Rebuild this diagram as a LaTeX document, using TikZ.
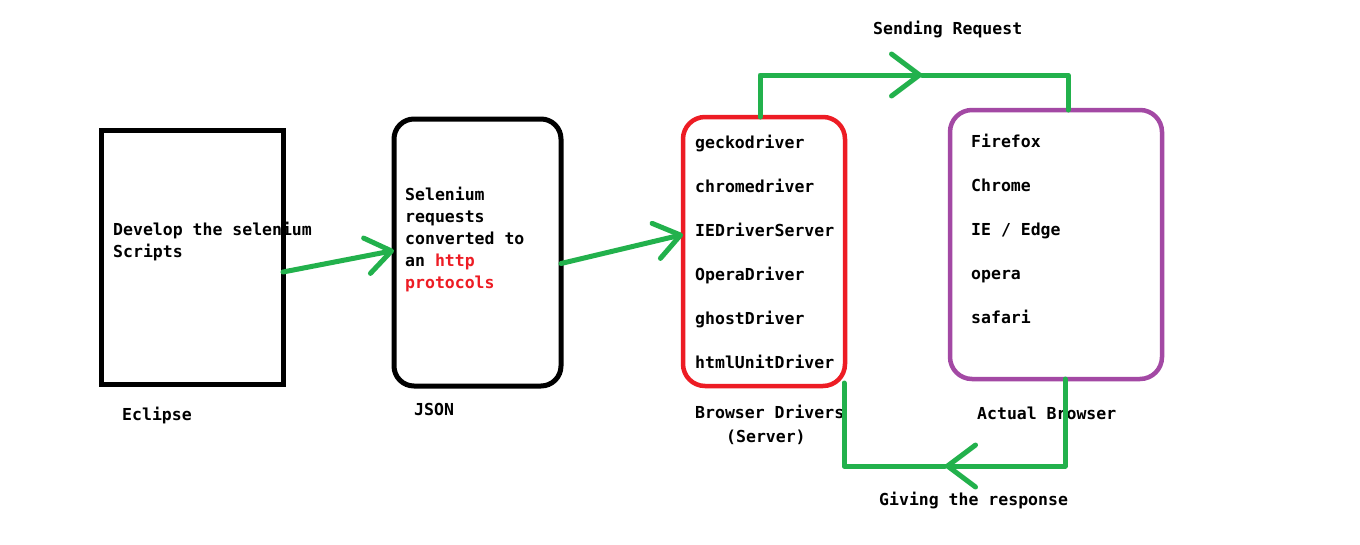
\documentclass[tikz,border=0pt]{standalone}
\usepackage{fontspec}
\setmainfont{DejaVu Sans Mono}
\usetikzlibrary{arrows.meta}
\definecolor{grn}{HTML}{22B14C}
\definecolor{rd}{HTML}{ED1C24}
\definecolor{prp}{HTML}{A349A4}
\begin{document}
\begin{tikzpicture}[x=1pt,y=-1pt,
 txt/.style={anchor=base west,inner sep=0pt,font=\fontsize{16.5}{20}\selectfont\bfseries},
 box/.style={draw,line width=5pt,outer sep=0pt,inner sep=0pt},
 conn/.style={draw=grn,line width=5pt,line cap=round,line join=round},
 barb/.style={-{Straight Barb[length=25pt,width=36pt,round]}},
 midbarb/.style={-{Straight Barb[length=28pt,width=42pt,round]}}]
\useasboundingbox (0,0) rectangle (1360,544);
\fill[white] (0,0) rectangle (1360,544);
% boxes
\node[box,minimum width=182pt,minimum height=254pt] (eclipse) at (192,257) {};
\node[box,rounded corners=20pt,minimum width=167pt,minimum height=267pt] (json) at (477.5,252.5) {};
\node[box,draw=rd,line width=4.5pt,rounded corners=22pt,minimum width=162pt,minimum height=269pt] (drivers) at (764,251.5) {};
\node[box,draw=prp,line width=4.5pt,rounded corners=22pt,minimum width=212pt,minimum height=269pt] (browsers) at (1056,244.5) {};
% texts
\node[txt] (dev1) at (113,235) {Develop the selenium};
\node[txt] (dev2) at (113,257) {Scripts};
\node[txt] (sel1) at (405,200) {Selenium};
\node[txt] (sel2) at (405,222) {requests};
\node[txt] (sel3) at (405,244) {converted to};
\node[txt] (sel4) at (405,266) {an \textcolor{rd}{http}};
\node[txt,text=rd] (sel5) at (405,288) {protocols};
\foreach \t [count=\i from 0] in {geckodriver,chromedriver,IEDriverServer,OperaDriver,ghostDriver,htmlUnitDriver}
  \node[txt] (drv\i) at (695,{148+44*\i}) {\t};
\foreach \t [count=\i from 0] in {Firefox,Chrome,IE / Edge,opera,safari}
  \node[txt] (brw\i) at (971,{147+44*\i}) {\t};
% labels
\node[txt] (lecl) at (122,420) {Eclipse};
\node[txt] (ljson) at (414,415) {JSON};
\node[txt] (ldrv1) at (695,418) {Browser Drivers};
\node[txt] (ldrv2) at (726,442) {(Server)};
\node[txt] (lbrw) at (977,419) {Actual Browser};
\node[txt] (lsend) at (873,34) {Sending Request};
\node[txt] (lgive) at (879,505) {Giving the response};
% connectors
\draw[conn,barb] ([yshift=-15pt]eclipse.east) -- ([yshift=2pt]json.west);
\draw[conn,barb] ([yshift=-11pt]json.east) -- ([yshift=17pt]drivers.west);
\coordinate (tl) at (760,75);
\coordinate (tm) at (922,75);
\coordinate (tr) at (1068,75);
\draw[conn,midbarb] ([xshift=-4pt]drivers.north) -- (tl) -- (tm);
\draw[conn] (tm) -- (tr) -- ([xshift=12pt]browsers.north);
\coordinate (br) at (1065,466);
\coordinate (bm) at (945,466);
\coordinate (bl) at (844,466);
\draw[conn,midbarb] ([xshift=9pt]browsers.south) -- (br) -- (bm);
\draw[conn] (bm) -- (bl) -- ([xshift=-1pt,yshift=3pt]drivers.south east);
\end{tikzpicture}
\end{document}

§ TASK DESCRIPTION
Omit the pictures and reproduce the listing exactly.

§ TASK SOLUTION
Rebuild this diagram as a LaTeX document, using TikZ.
\documentclass[tikz,border=0pt]{standalone}
\usepackage{fontspec}
\setmainfont{DejaVu Sans Mono}
\usetikzlibrary{arrows.meta}
\definecolor{grn}{HTML}{22B14C}
\definecolor{rd}{HTML}{ED1C24}
\definecolor{prp}{HTML}{A349A4}
\begin{document}
\begin{tikzpicture}[x=1pt,y=-1pt,
 txt/.style={anchor=base west,inner sep=0pt,font=\fontsize{16.5}{20}\selectfont\bfseries},
 box/.style={draw,line width=5pt,outer sep=0pt,inner sep=0pt},
 conn/.style={draw=grn,line width=5pt,line cap=round,line join=round},
 barb/.style={-{Straight Barb[length=25pt,width=36pt,round]}},
 midbarb/.style={-{Straight Barb[length=28pt,width=42pt,round]}}]
\useasboundingbox (0,0) rectangle (1360,544);
\fill[white] (0,0) rectangle (1360,544);
% boxes
\node[box,minimum width=182pt,minimum height=254pt] (eclipse) at (192,257) {};
\node[box,rounded corners=20pt,minimum width=167pt,minimum height=267pt] (json) at (477.5,252.5) {};
\node[box,draw=rd,line width=4.5pt,rounded corners=22pt,minimum width=162pt,minimum height=269pt] (drivers) at (764,251.5) {};
\node[box,draw=prp,line width=4.5pt,rounded corners=22pt,minimum width=212pt,minimum height=269pt] (browsers) at (1056,244.5) {};
% texts
\node[txt] (dev1) at (113,235) {Develop the selenium};
\node[txt] (dev2) at (113,257) {Scripts};
\node[txt] (sel1) at (405,200) {Selenium};
\node[txt] (sel2) at (405,222) {requests};
\node[txt] (sel3) at (405,244) {converted to};
\node[txt] (sel4) at (405,266) {an \textcolor{rd}{http}};
\node[txt,text=rd] (sel5) at (405,288) {protocols};
\foreach \t [count=\i from 0] in {geckodriver,chromedriver,IEDriverServer,OperaDriver,ghostDriver,htmlUnitDriver}
  \node[txt] (drv\i) at (695,{148+44*\i}) {\t};
\foreach \t [count=\i from 0] in {Firefox,Chrome,IE / Edge,opera,safari}
  \node[txt] (brw\i) at (971,{147+44*\i}) {\t};
% labels
\node[txt] (lecl) at (122,420) {Eclipse};
\node[txt] (ljson) at (414,415) {JSON};
\node[txt] (ldrv1) at (695,418) {Browser Drivers};
\node[txt] (ldrv2) at (726,442) {(Server)};
\node[txt] (lbrw) at (977,419) {Actual Browser};
\node[txt] (lsend) at (873,34) {Sending Request};
\node[txt] (lgive) at (879,505) {Giving the response};
% connectors
\draw[conn,barb] ([yshift=-15pt]eclipse.east) -- ([yshift=2pt]json.west);
\draw[conn,barb] ([yshift=-11pt]json.east) -- ([yshift=17pt]drivers.west);
\coordinate (tl) at (760,75);
\coordinate (tm) at (922,75);
\coordinate (tr) at (1068,75);
\draw[conn,midbarb] ([xshift=-4pt]drivers.north) -- (tl) -- (tm);
\draw[conn] (tm) -- (tr) -- ([xshift=12pt]browsers.north);
\coordinate (br) at (1065,466);
\coordinate (bm) at (945,466);
\coordinate (bl) at (844,466);
\draw[conn,midbarb] ([xshift=9pt]browsers.south) -- (br) -- (bm);
\draw[conn] (bm) -- (bl) -- ([xshift=-1pt,yshift=3pt]drivers.south east);
\end{tikzpicture}
\end{document}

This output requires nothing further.